Task description
Take the listing from its first line through the line that contains "(4,7) -- (1157,7);" and please retype those lines exactly, leaving out the pictures.
**** Raw data ****
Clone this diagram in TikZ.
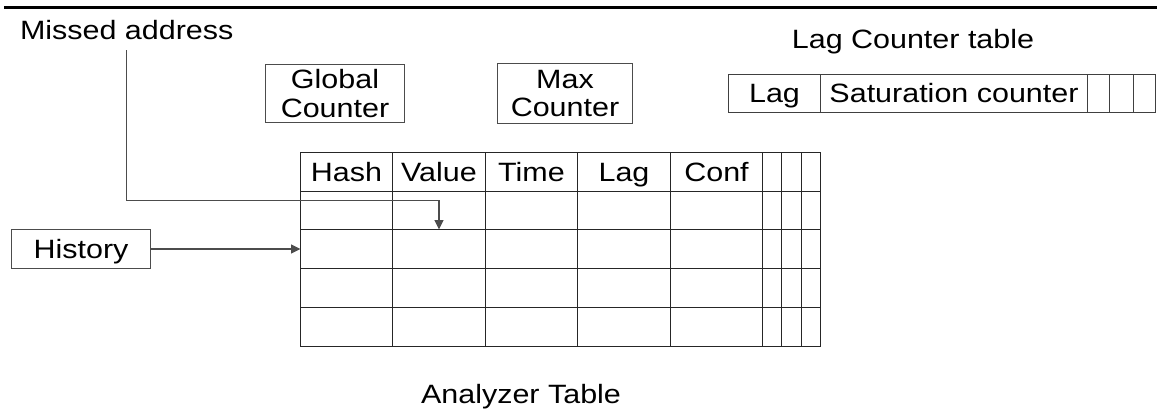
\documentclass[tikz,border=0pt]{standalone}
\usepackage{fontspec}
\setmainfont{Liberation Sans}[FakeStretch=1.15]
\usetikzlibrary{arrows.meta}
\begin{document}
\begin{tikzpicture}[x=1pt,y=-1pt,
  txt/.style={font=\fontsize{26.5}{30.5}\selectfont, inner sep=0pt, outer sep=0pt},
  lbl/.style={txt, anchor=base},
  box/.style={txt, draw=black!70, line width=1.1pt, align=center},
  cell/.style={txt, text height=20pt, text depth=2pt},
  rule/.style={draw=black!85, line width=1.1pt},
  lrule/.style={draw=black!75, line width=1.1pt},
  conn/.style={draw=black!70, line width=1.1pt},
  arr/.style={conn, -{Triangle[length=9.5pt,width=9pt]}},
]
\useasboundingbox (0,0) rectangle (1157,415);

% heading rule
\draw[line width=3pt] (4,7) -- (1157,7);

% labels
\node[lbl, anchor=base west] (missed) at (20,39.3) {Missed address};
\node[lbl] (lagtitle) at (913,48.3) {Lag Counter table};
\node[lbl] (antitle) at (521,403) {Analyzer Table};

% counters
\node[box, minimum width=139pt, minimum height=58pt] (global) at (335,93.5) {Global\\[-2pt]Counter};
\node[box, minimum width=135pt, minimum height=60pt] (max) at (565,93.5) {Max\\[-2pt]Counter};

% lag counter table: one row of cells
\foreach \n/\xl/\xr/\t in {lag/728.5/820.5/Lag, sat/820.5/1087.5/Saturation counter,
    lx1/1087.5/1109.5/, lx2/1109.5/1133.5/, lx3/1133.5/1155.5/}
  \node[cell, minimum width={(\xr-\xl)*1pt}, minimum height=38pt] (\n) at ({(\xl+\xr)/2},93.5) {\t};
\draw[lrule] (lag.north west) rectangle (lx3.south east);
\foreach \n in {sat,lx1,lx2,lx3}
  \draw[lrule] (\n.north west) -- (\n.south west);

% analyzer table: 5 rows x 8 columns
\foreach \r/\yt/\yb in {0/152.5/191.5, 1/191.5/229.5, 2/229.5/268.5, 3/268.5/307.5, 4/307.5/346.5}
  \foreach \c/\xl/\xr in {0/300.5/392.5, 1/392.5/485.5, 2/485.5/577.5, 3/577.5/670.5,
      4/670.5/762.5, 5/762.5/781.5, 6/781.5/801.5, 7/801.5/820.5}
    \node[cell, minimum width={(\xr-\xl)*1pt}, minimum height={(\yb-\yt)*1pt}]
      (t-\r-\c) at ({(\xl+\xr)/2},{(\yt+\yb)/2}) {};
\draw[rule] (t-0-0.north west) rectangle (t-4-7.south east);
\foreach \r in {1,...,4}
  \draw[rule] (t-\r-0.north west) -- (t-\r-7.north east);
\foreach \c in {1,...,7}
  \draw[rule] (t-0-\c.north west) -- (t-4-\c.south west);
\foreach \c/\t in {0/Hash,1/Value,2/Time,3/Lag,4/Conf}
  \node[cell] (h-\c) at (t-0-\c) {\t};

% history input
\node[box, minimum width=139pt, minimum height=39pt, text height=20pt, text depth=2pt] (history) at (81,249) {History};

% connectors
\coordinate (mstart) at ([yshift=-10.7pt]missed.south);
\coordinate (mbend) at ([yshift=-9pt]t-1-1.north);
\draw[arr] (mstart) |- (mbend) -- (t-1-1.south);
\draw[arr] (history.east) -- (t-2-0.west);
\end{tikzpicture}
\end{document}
****
Solution to this exercise
Clone this diagram in TikZ.
\documentclass[tikz,border=0pt]{standalone}
\usepackage{fontspec}
\setmainfont{Liberation Sans}[FakeStretch=1.15]
\usetikzlibrary{arrows.meta}
\begin{document}
\begin{tikzpicture}[x=1pt,y=-1pt,
  txt/.style={font=\fontsize{26.5}{30.5}\selectfont, inner sep=0pt, outer sep=0pt},
  lbl/.style={txt, anchor=base},
  box/.style={txt, draw=black!70, line width=1.1pt, align=center},
  cell/.style={txt, text height=20pt, text depth=2pt},
  rule/.style={draw=black!85, line width=1.1pt},
  lrule/.style={draw=black!75, line width=1.1pt},
  conn/.style={draw=black!70, line width=1.1pt},
  arr/.style={conn, -{Triangle[length=9.5pt,width=9pt]}},
]
\useasboundingbox (0,0) rectangle (1157,415);

% heading rule
\draw[line width=3pt] (4,7) -- (1157,7);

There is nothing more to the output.